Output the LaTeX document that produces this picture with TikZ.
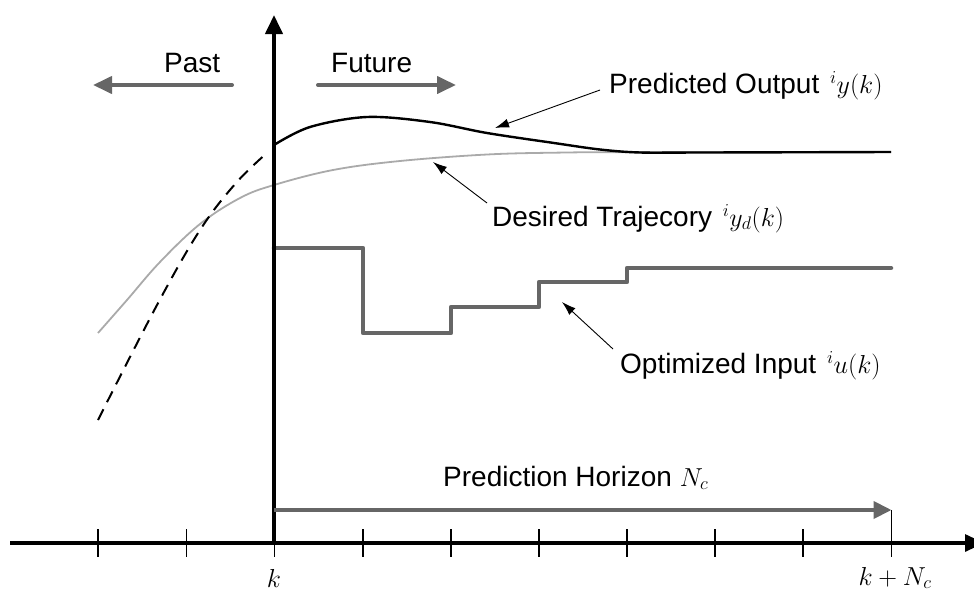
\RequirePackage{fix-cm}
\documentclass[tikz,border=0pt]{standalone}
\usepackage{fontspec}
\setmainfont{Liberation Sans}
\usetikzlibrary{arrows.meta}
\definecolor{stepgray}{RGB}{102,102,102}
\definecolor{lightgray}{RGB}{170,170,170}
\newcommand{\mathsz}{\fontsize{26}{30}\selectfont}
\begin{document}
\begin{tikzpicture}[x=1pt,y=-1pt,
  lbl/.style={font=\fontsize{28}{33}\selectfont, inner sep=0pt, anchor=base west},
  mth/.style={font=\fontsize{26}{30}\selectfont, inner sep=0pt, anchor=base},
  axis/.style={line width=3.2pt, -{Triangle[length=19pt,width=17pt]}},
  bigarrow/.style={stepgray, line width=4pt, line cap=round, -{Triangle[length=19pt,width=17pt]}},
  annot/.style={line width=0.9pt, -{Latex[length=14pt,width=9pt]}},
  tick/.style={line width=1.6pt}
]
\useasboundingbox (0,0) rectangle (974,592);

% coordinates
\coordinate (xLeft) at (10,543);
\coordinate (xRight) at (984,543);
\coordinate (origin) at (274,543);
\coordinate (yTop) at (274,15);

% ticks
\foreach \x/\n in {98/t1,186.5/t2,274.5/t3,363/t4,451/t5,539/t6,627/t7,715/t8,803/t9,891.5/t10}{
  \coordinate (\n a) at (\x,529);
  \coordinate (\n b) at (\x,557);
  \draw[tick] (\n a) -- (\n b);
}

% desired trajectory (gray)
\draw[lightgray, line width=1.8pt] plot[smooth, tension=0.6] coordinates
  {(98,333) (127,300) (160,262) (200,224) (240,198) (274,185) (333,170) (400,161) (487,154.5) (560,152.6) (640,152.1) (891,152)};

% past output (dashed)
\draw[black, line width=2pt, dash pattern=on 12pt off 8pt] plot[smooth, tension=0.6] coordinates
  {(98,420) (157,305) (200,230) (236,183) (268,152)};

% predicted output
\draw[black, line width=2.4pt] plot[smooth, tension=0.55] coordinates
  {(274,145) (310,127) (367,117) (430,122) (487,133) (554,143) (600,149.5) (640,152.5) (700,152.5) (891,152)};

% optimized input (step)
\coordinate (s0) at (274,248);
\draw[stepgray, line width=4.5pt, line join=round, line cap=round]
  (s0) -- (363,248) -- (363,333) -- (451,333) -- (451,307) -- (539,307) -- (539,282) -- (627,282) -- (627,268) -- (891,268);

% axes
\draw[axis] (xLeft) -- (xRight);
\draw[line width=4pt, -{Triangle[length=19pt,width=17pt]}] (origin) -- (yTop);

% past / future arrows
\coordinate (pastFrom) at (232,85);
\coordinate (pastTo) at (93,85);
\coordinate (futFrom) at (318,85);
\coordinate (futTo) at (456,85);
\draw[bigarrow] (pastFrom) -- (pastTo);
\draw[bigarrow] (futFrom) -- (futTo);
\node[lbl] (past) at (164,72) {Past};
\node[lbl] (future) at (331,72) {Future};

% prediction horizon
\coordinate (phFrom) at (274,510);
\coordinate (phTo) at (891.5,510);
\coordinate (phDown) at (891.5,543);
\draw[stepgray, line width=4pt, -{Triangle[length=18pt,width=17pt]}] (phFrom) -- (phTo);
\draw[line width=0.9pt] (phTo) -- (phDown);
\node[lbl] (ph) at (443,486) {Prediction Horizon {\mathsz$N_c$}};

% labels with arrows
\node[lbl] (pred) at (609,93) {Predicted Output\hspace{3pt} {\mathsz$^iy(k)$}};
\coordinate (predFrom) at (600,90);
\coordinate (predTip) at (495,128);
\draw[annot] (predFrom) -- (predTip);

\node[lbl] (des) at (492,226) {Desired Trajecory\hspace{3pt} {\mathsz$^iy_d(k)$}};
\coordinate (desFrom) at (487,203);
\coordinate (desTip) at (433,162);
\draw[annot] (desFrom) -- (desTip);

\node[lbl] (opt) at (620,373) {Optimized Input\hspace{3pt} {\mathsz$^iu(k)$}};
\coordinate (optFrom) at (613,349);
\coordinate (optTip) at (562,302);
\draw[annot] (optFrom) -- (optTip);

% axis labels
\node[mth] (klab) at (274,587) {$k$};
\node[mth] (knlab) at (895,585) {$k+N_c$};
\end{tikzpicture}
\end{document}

STATED TASK: Transcribe the full listing above exactly as it stands, minus the pictures.

TASK RESULT:
Output the LaTeX document that produces this picture with TikZ.
\RequirePackage{fix-cm}
\documentclass[tikz,border=0pt]{standalone}
\usepackage{fontspec}
\setmainfont{Liberation Sans}
\usetikzlibrary{arrows.meta}
\definecolor{stepgray}{RGB}{102,102,102}
\definecolor{lightgray}{RGB}{170,170,170}
\newcommand{\mathsz}{\fontsize{26}{30}\selectfont}
\begin{document}
\begin{tikzpicture}[x=1pt,y=-1pt,
  lbl/.style={font=\fontsize{28}{33}\selectfont, inner sep=0pt, anchor=base west},
  mth/.style={font=\fontsize{26}{30}\selectfont, inner sep=0pt, anchor=base},
  axis/.style={line width=3.2pt, -{Triangle[length=19pt,width=17pt]}},
  bigarrow/.style={stepgray, line width=4pt, line cap=round, -{Triangle[length=19pt,width=17pt]}},
  annot/.style={line width=0.9pt, -{Latex[length=14pt,width=9pt]}},
  tick/.style={line width=1.6pt}
]
\useasboundingbox (0,0) rectangle (974,592);

% coordinates
\coordinate (xLeft) at (10,543);
\coordinate (xRight) at (984,543);
\coordinate (origin) at (274,543);
\coordinate (yTop) at (274,15);

% ticks
\foreach \x/\n in {98/t1,186.5/t2,274.5/t3,363/t4,451/t5,539/t6,627/t7,715/t8,803/t9,891.5/t10}{
  \coordinate (\n a) at (\x,529);
  \coordinate (\n b) at (\x,557);
  \draw[tick] (\n a) -- (\n b);
}

% desired trajectory (gray)
\draw[lightgray, line width=1.8pt] plot[smooth, tension=0.6] coordinates
  {(98,333) (127,300) (160,262) (200,224) (240,198) (274,185) (333,170) (400,161) (487,154.5) (560,152.6) (640,152.1) (891,152)};

% past output (dashed)
\draw[black, line width=2pt, dash pattern=on 12pt off 8pt] plot[smooth, tension=0.6] coordinates
  {(98,420) (157,305) (200,230) (236,183) (268,152)};

% predicted output
\draw[black, line width=2.4pt] plot[smooth, tension=0.55] coordinates
  {(274,145) (310,127) (367,117) (430,122) (487,133) (554,143) (600,149.5) (640,152.5) (700,152.5) (891,152)};

% optimized input (step)
\coordinate (s0) at (274,248);
\draw[stepgray, line width=4.5pt, line join=round, line cap=round]
  (s0) -- (363,248) -- (363,333) -- (451,333) -- (451,307) -- (539,307) -- (539,282) -- (627,282) -- (627,268) -- (891,268);

% axes
\draw[axis] (xLeft) -- (xRight);
\draw[line width=4pt, -{Triangle[length=19pt,width=17pt]}] (origin) -- (yTop);

% past / future arrows
\coordinate (pastFrom) at (232,85);
\coordinate (pastTo) at (93,85);
\coordinate (futFrom) at (318,85);
\coordinate (futTo) at (456,85);
\draw[bigarrow] (pastFrom) -- (pastTo);
\draw[bigarrow] (futFrom) -- (futTo);
\node[lbl] (past) at (164,72) {Past};
\node[lbl] (future) at (331,72) {Future};

% prediction horizon
\coordinate (phFrom) at (274,510);
\coordinate (phTo) at (891.5,510);
\coordinate (phDown) at (891.5,543);
\draw[stepgray, line width=4pt, -{Triangle[length=18pt,width=17pt]}] (phFrom) -- (phTo);
\draw[line width=0.9pt] (phTo) -- (phDown);
\node[lbl] (ph) at (443,486) {Prediction Horizon {\mathsz$N_c$}};

% labels with arrows
\node[lbl] (pred) at (609,93) {Predicted Output\hspace{3pt} {\mathsz$^iy(k)$}};
\coordinate (predFrom) at (600,90);
\coordinate (predTip) at (495,128);
\draw[annot] (predFrom) -- (predTip);

\node[lbl] (des) at (492,226) {Desired Trajecory\hspace{3pt} {\mathsz$^iy_d(k)$}};
\coordinate (desFrom) at (487,203);
\coordinate (desTip) at (433,162);
\draw[annot] (desFrom) -- (desTip);

\node[lbl] (opt) at (620,373) {Optimized Input\hspace{3pt} {\mathsz$^iu(k)$}};
\coordinate (optFrom) at (613,349);
\coordinate (optTip) at (562,302);
\draw[annot] (optFrom) -- (optTip);

% axis labels
\node[mth] (klab) at (274,587) {$k$};
\node[mth] (knlab) at (895,585) {$k+N_c$};
\end{tikzpicture}
\end{document}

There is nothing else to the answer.